= WORK TO COMPLETE =
It is required that the lines from the top of the listing through the line with "err_minus = [15.0, 1.6, 20.8, 0.0]" be reproduced exactly, excluding pictures.
━━━━━ INFORMATION PROVIDED ━━━━━
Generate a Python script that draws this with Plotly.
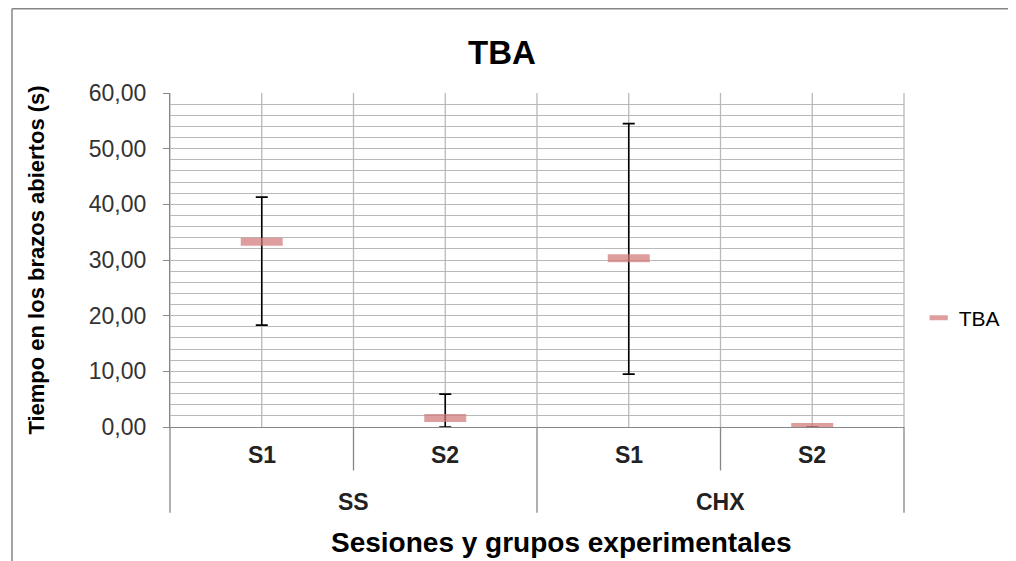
import plotly.graph_objects as go

groups = ["SS", "SS", "CHX", "CHX"]
sessions = ["S1", "S2", "S1", "S2"]
tba_mean = [33.3, 1.6, 30.3, 0.0]
err_plus = [8.0, 4.3, 24.2, 0.0]
err_minus = [15.0, 1.6, 20.8, 0.0]

FONT = "Liberation Sans, Arial, sans-serif"
GRID = "#b9b9b9"
AXIS = "#868686"
MARK = "rgba(210,120,120,0.72)"

n = len(sessions)
fig = go.Figure()
fig.add_trace(go.Scatter(
    x=[groups, sessions], y=tba_mean, mode="markers", name="TBA",
    showlegend=False,
    marker=dict(symbol="line-ew-open", size=30, color=MARK,
                line=dict(width=8, color=MARK)),
    error_y=dict(type="data", symmetric=False, array=err_plus,
                 arrayminus=err_minus, color="black", thickness=1.6, width=6),
))
# legend entry
fig.add_trace(go.Scatter(
    x=[[groups[0]], [sessions[0]]], y=[None], mode="markers", name="TBA",
    marker=dict(symbol="line-ew-open", size=13, color=MARK,
                line=dict(width=5, color=MARK)),
))

shapes, annotations = [], []
# vertical gridlines at category centres and boundaries
for i in range(n + 1):
    shapes.append(dict(type="line", xref="paper", yref="paper", x0=i / n, x1=i / n,
                       y0=0, y1=1, line=dict(color=GRID, width=1.3), layer="below"))
for i in range(n):
    c = (i + 0.5) / n
    shapes.append(dict(type="line", xref="paper", yref="paper", x0=c, x1=c,
                       y0=0, y1=1, line=dict(color=GRID, width=1.3), layer="below"))
    annotations.append(dict(text=f"<b>{sessions[i]}</b>", xref="paper", yref="paper",
                            x=c, y=-0.084, showarrow=False, xanchor="center",
                            yanchor="middle", font=dict(size=23, family=FONT, color="#222")))
# dividers below axis
group_starts = [i for i in range(n) if i == 0 or groups[i] != groups[i - 1]]
for i in range(n + 1):
    is_group_edge = (i == n) or (i in group_starts)
    shapes.append(dict(type="line", xref="paper", yref="paper", x0=i / n, x1=i / n,
                       y0=0, y1=(-0.257 if is_group_edge else -0.13),
                       line=dict(color=AXIS, width=1.3)))
bounds = group_starts + [n]
for a, b in zip(bounds[:-1], bounds[1:]):
    annotations.append(dict(text=f"<b>{groups[a]}</b>", xref="paper", yref="paper",
                            x=(a + b) / 2 / n, y=-0.225, showarrow=False,
                            xanchor="center", yanchor="middle",
                            font=dict(size=23, family=FONT, color="#222")))
# x axis title
annotations.append(dict(text="<b>Sesiones y grupos experimentales</b>",
                        xref="paper", yref="paper", x=0.534, y=-0.347,
                        showarrow=False, xanchor="center", yanchor="middle",
                        font=dict(size=28, family=FONT, color="black")))
# chart border (left and top visible)
shapes.append(dict(type="line", xref="paper", yref="paper", x0=-0.2153, x1=-0.2153,
                   y0=1.2524, y1=-0.5, line=dict(color=AXIS, width=1.5)))
shapes.append(dict(type="line", xref="paper", yref="paper", x0=-0.2153, x1=1.2,
                   y0=1.2524, y1=1.2524, line=dict(color=AXIS, width=1.5)))

fig.update_layout(
    width=1008, height=553,
    margin=dict(l=162, r=112, t=85, b=134, autoexpand=False),
    paper_bgcolor="white", plot_bgcolor="white",
    separators=",.",
    font=dict(family=FONT, color="black"),
    title=dict(text="<b>TBA</b>", x=0.490, xref="container", y=0.920,
               yref="container", xanchor="center", yanchor="middle",
               font=dict(size=33, family=FONT, color="black")),
    showlegend=True,
    legend=dict(x=1.020, y=0.326, xanchor="left", yanchor="middle",
                font=dict(size=21, family=FONT, color="black"),
                bgcolor="rgba(0,0,0,0)", itemwidth=30),
    shapes=shapes, annotations=annotations,
)
fig.update_yaxes(
    range=[0, 60], dtick=10, tickformat=".2f", automargin=False,
    showgrid=True, gridcolor=GRID, gridwidth=1.3,
    minor=dict(dtick=2, showgrid=True, gridcolor=GRID, gridwidth=1.3),
    ticks="outside", ticklen=6, tickcolor=AXIS, ticklabelstandoff=12,
    showline=True, linecolor=AXIS, linewidth=1.3,
    zeroline=False,
    tickfont=dict(size=23, family=FONT, color="#333"),
    title=dict(text="<b>Tiempo en los brazos abiertos (s)</b>",
               font=dict(size=22, family=FONT, color="black"), standoff=37),
)
fig.update_xaxes(
    type="multicategory", range=[-0.5, n - 0.5], automargin=False,
    showgrid=False, showticklabels=False, ticks="",
    showline=True, linecolor=AXIS, linewidth=1.3, showdividers=False,
)

fig.write_html("out.html")
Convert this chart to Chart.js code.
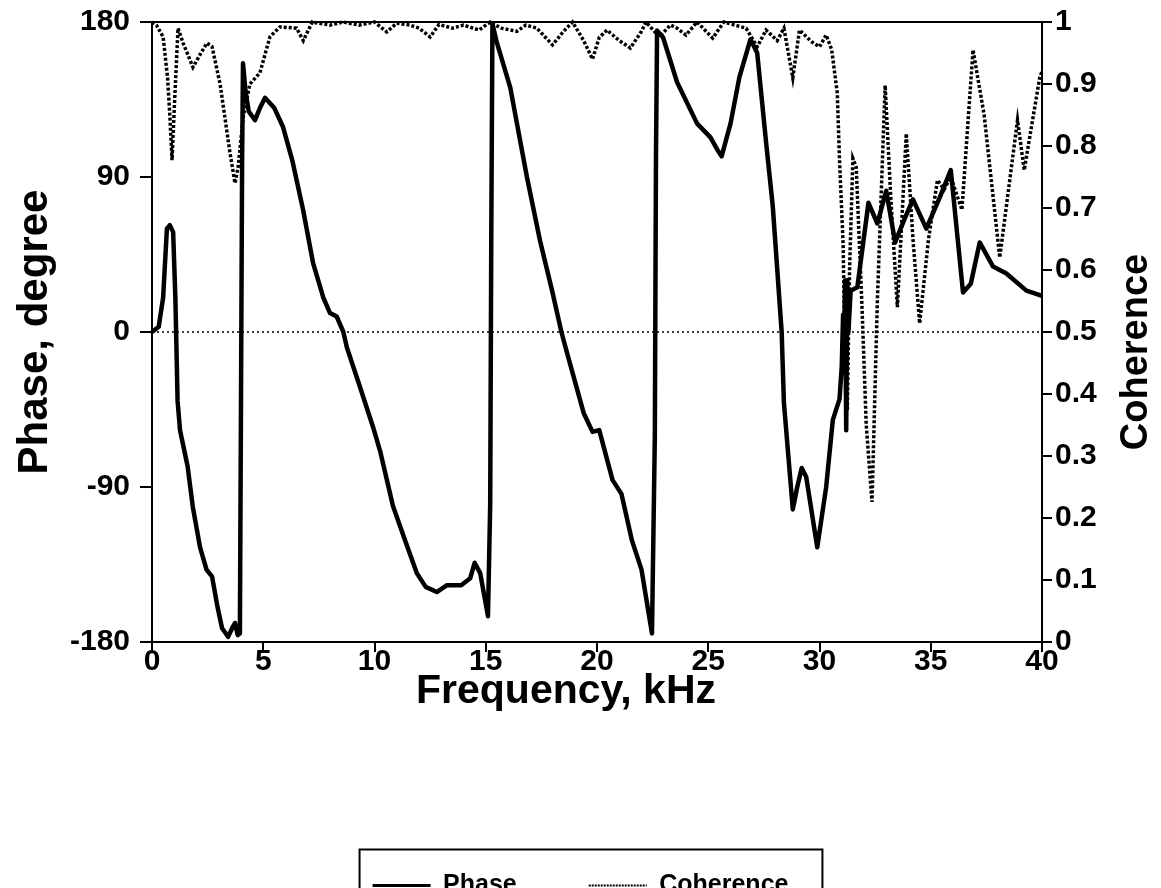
<!DOCTYPE html>
<html>
<head>
<meta charset="utf-8">
<title>Phase and Coherence</title>
<script src="https://cdn.jsdelivr.net/npm/chart.js@4.4.1/dist/chart.umd.min.js"></script>
<style>
  html, body { margin: 0; padding: 0; background: #fff; }
  #wrap { width: 1161px; height: 888px; }
</style>
</head>
<body>
<div id="wrap"><canvas id="chart"></canvas></div>
<script>
// Phase curve (kHz, degree)
const phaseFreq = [0, 0.3, 0.5, 0.67, 0.8, 0.95, 1.05, 1.15, 1.26, 1.6, 1.84, 2.16, 2.45, 2.7, 2.95, 3.15, 3.42, 3.6, 3.73, 3.85, 3.95,
  4.0, 4.05, 4.09, 4.2, 4.35, 4.63, 4.85, 5.08, 5.5, 5.89, 6.3, 6.79, 7.24, 7.7, 8.0, 8.3, 8.6, 8.76, 9.3, 9.93, 10.25, 10.83,
  11.4, 11.9, 12.3, 12.8, 13.26, 13.9, 14.3, 14.5, 14.75, 15.1, 15.2, 15.25, 15.3, 15.5, 16.1, 16.85, 17.44, 18.0, 18.4, 18.65,
  19.4, 19.8, 20.1, 20.7, 21.1, 21.57, 22.0, 22.47, 22.6, 22.65, 22.7, 22.97, 23.6, 24.5, 25.1, 25.4, 25.6, 26.0, 26.4, 26.9,
  27.2, 27.6, 27.9, 28.3, 28.4, 28.8, 29.0, 29.2, 29.4, 29.9, 30.3, 30.6, 30.9, 31.0, 31.06, 31.1, 31.15, 31.2, 31.25, 31.3,
  31.4, 31.7, 32.2, 32.6, 33.0, 33.4, 33.8, 34.2, 34.8, 35.4, 35.9, 36.45, 36.8, 37.2, 37.8, 38.4, 39.3, 40];
const phaseVals = [0, 3, 20, 60, 62, 58, 20, -40, -57, -78, -102, -125, -138, -142, -160, -172, -177, -172, -169, -176, -175,
  -40, 100, 156, 140, 128, 123, 130, 136, 130, 119, 100, 71, 40, 20, 11, 9, 0, -9, -30, -55, -69, -101,
  -122, -140, -148, -151, -147, -147, -143, -134, -140, -165, -100, 60, 179, 168, 142, 90, 53, 23, 0, -12,
  -47, -58, -57, -86, -94, -121, -138, -175, -60, 100, 175, 171, 145, 121, 113, 106, 102, 121, 148, 170,
  162, 110, 73, 0, -41, -103, -90, -79, -84, -125, -90, -51, -39, -20, 10, -15, 30, -57, 30, 0,
  24, 26, 75, 63, 82, 52, 65, 77, 60, 78, 94, 23, 28, 52, 38, 34, 24, 21];

// Coherence curve (kHz, 0..1)
const cohFreq = [0, 0.2, 0.5, 0.7, 0.8, 0.9, 1.0, 1.17, 1.4, 1.84, 2.2, 2.47, 2.7, 3.06, 3.3, 3.5, 3.73, 3.87, 4.1, 4.4, 4.85,
  5.3, 5.75, 6.5, 6.8, 7.2, 8.0, 8.6, 9.3, 10.0, 10.55, 11.0, 11.6, 12.0, 12.5, 12.9, 13.5, 14.0, 14.7, 15.2, 15.7, 16.4,
  16.8, 17.3, 18.0, 18.5, 18.9, 19.4, 19.8, 20.1, 20.45, 21.0, 21.5, 22.0, 22.2, 22.8, 23.3, 23.6, 24.0, 24.5, 25.2, 25.7,
  26.2, 26.7, 27.2, 27.6, 28.1, 28.4, 28.8, 29.1, 29.65, 30.0, 30.3, 30.55, 30.8, 30.9, 31.06, 31.15, 31.25, 31.35, 31.5,
  31.65, 31.9, 32.1, 32.36, 32.6, 32.95, 33.2, 33.5, 33.9, 34.2, 34.5, 34.9, 35.3, 35.6, 35.9, 36.4, 36.9, 37.4, 38.1,
  38.9, 39.2, 39.9, 40];
const cohVals = [1.0, 0.995, 0.976, 0.91, 0.85, 0.777, 0.86, 0.99, 0.966, 0.927, 0.95, 0.966, 0.96, 0.9, 0.84, 0.79, 0.74, 0.766, 0.847, 0.9, 0.918,
  0.976, 0.992, 0.99, 0.97, 1.0, 0.995, 1.0, 0.995, 1.0, 0.984, 0.998, 0.995, 0.99, 0.976, 0.996, 0.99, 0.995, 0.987, 1.0, 0.99, 0.985,
  0.995, 0.99, 0.963, 0.985, 1.0, 0.97, 0.94, 0.975, 0.987, 0.97, 0.958, 0.985, 1.0, 0.976, 0.995, 0.99, 0.979, 1.0, 0.974, 1.0,
  0.995, 0.99, 0.96, 0.987, 0.97, 0.99, 0.91, 0.987, 0.968, 0.96, 0.979, 0.955, 0.885, 0.777, 0.643, 0.45, 0.374, 0.6, 0.78,
  0.766, 0.55, 0.35, 0.226, 0.55, 0.898, 0.72, 0.54, 0.82, 0.65, 0.514, 0.65, 0.745, 0.73, 0.75, 0.697, 0.955, 0.85, 0.62,
  0.842, 0.761, 0.911, 0.92];

// dotted reference line at 0 degree
const zeroFreq = [0, 40];
const zeroVals = [0, 0];

const phaseTicks = [-180, -90, 0, 90, 180];

const FONT = '"Liberation Sans", Arial, sans-serif';
Chart.defaults.font.family = FONT;
Chart.defaults.font.weight = 'bold';
Chart.defaults.color = '#000';

function toPoints(xs, ys) {
  return xs.map((x, i) => ({ x, y: ys[i] }));
}

// the end labels may hang over the plot top, like in the original
function fitVertical(width) {
  return (s) => {
    s.width = width;
    s.paddingTop = 0;
    s.paddingBottom = 0;
  };
}

// top border, axis titles that sit off-centre and the frame round the legend
const framePlugin = {
  id: 'frame',
  afterDraw(chart) {
    const { ctx, chartArea: a } = chart;
    ctx.save();
    ctx.strokeStyle = '#000';
    ctx.lineWidth = 2;
    ctx.beginPath();
    ctx.moveTo(a.left, a.top);
    ctx.lineTo(a.right, a.top);
    ctx.stroke();

    ctx.fillStyle = '#000';
    ctx.font = `bold 41px ${FONT}`;
    ctx.textAlign = 'center';
    ctx.textBaseline = 'alphabetic';
    ctx.fillText('Frequency, kHz', (a.left + a.right) / 2 - 31, a.bottom + 61);

    ctx.font = `bold 38px ${FONT}`;
    ctx.textBaseline = 'middle';
    ctx.translate(chart.width - 24, (a.top + a.bottom) / 2 + 20);
    ctx.rotate(-Math.PI / 2);
    ctx.fillText('Coherence', 0, 0);
    ctx.restore();

    const hb = chart.legend.legendHitBoxes;
    if (hb && hb.length) {
      const last = hb[hb.length - 1];
      const cy = hb[0].top + hb[0].height / 2;
      const left = hb[0].left - 13;
      ctx.save();
      ctx.strokeStyle = '#000';
      ctx.lineWidth = 2;
      ctx.strokeRect(left, cy - 36, last.left + last.width + 34 - left, 70);
      ctx.restore();
    }
  }
};

const ctx = document.getElementById('chart').getContext('2d');
new Chart(ctx, {
  type: 'line',
  data: {
    datasets: [
      {
        label: 'Phase',
        data: toPoints(phaseFreq, phaseVals),
        yAxisID: 'y',
        borderColor: '#000',
        borderWidth: 4.5,
        pointRadius: 0,
        tension: 0,
        borderJoinStyle: 'round',
        clip: false,
      },
      {
        label: 'Coherence',
        data: toPoints(cohFreq, cohVals),
        yAxisID: 'y1',
        borderColor: '#000',
        borderWidth: 3.5,
        borderDash: [3, 2],
        pointRadius: 0,
        tension: 0,
        clip: false,
      },
      {
        label: '',
        data: toPoints(zeroFreq, zeroVals),
        yAxisID: 'y',
        borderColor: '#000',
        borderWidth: 1.5,
        borderDash: [2, 3],
        pointRadius: 0,
      },
    ],
  },
  options: {
    responsive: true,
    maintainAspectRatio: false,
    animation: false,
    layout: { padding: { top: 22, bottom: -20, left: 0, right: 0 } },
    plugins: {
      tooltip: { enabled: false },
      legend: {
        position: 'bottom',
        labels: {
          filter: (item) => item.text !== '',
          generateLabels: (chart) => {
            const items = Chart.defaults.plugins.legend.labels.generateLabels(chart);
            items.forEach((it) => {
              if (it.text === 'Phase') it.lineWidth = 3;
              if (it.text === 'Coherence') { it.lineWidth = 2; it.lineDash = [2, 1]; }
            });
            return items;
          },
          usePointStyle: true,
          pointStyle: 'line',
          pointStyleWidth: 58,
          padding: 72,
          color: '#000',
          font: { size: 25, weight: 'bold' },
        },
      },
    },
    scales: {
      x: {
        type: 'linear',
        min: 0,
        max: 40,
        ticks: { stepSize: 5, font: { size: 30 }, padding: -8, color: '#000' },
        grid: { drawOnChartArea: false, tickLength: 10, color: '#000', lineWidth: 2 },
        border: { color: '#000', width: 2 },
        afterFit: (s) => { s.height = 159; },
      },
      y: {
        position: 'left',
        min: -180,
        max: 180,
        afterBuildTicks: (s) => { s.ticks = phaseTicks.map((v) => ({ value: v })); },
        ticks: { font: { size: 30 }, padding: 10, color: '#000' },
        grid: { drawOnChartArea: false, tickLength: 12, color: '#000', lineWidth: 2 },
        border: { color: '#000', width: 2 },
        title: { display: true, text: 'Phase, degree', font: { size: 42 }, padding: { top: 10, bottom: 0 } },
        afterFit: fitVertical(152),
      },
      y1: {
        position: 'right',
        min: 0,
        max: 1,
        ticks: {
          stepSize: 0.1,
          font: { size: 30 },
          padding: 3,
          color: '#000',
          callback: (v) => (v === 0 || v === 1 ? String(v) : v.toFixed(1)),
        },
        grid: { drawOnChartArea: false, tickLength: 10, color: '#000', lineWidth: 2 },
        border: { color: '#000', width: 2 },
        afterFit: fitVertical(119),
      },
    },
  },
  plugins: [framePlugin],
});
</script>
</body>
</html>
━━━━━
= PROBLEM SOLUTION =
Generate a Python script that draws this with Plotly.
import plotly.graph_objects as go

groups = ["SS", "SS", "CHX", "CHX"]
sessions = ["S1", "S2", "S1", "S2"]
tba_mean = [33.3, 1.6, 30.3, 0.0]
err_plus = [8.0, 4.3, 24.2, 0.0]
err_minus = [15.0, 1.6, 20.8, 0.0]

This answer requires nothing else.